Stated exercise: Leaving out the pictures, retype the lines from the beginning of the listing through the line containing "import plotly.graph_objects as go".

Information shown:
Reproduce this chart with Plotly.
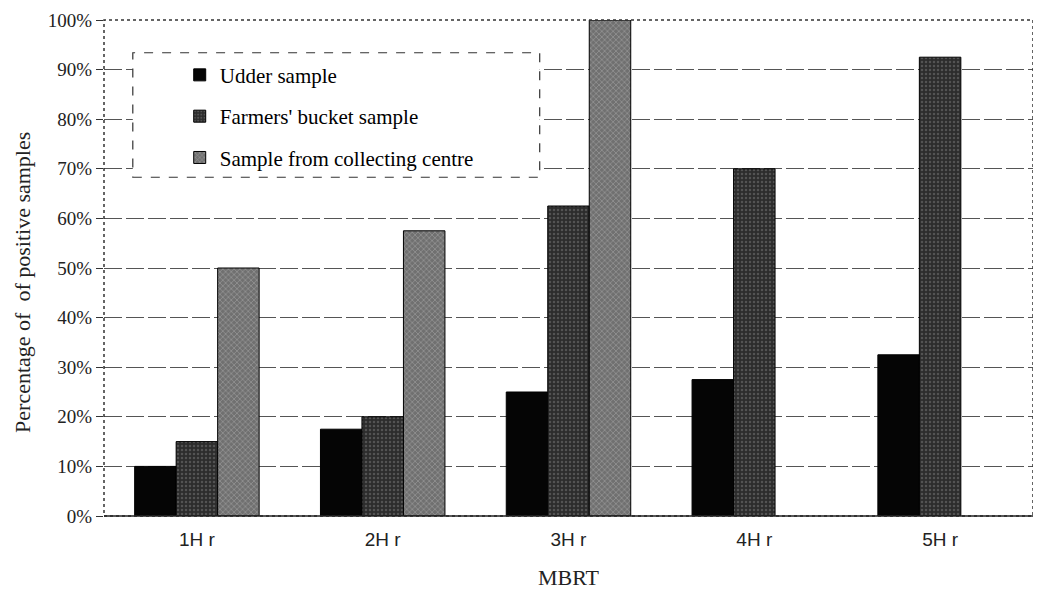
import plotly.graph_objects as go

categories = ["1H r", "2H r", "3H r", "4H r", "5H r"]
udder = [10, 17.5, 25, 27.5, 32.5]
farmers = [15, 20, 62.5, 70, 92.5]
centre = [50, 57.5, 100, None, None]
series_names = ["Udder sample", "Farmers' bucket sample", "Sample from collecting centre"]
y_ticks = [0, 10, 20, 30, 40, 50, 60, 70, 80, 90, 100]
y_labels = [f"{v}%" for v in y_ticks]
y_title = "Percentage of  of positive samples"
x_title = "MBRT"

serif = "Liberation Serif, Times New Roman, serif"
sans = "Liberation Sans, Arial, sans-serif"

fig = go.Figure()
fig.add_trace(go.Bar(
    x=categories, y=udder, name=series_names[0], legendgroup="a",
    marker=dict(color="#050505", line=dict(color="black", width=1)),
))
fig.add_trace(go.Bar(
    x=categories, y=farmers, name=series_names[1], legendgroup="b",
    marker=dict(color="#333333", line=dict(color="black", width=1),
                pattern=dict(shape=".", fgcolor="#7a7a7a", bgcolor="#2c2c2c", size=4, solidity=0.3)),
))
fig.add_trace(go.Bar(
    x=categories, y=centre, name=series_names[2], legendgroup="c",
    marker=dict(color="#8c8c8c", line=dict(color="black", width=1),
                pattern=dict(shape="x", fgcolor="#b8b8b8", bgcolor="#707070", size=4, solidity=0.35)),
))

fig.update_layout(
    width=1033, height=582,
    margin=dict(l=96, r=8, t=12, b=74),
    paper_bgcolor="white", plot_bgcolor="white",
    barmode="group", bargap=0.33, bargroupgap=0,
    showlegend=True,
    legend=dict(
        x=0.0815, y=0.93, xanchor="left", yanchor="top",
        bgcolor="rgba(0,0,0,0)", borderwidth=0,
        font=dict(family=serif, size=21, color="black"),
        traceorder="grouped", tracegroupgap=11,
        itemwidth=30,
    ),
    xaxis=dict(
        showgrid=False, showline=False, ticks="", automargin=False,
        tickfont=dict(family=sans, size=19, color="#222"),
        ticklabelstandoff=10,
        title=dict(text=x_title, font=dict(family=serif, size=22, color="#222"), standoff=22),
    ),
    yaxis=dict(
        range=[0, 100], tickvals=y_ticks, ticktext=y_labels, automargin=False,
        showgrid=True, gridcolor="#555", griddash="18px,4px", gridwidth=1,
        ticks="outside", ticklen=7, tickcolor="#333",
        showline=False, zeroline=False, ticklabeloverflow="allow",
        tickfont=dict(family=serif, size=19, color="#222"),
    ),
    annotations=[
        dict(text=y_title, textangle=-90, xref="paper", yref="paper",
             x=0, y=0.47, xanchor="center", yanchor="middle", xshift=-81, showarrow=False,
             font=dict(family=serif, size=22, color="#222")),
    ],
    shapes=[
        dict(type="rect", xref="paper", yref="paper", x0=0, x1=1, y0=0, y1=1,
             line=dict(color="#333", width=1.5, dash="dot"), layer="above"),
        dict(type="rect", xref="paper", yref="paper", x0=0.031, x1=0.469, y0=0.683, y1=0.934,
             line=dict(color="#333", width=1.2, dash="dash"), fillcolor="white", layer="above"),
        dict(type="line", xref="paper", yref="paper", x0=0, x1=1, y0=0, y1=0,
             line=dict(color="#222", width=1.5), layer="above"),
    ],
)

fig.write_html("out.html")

Output of the exercise:
Reproduce this chart with Plotly.
import plotly.graph_objects as go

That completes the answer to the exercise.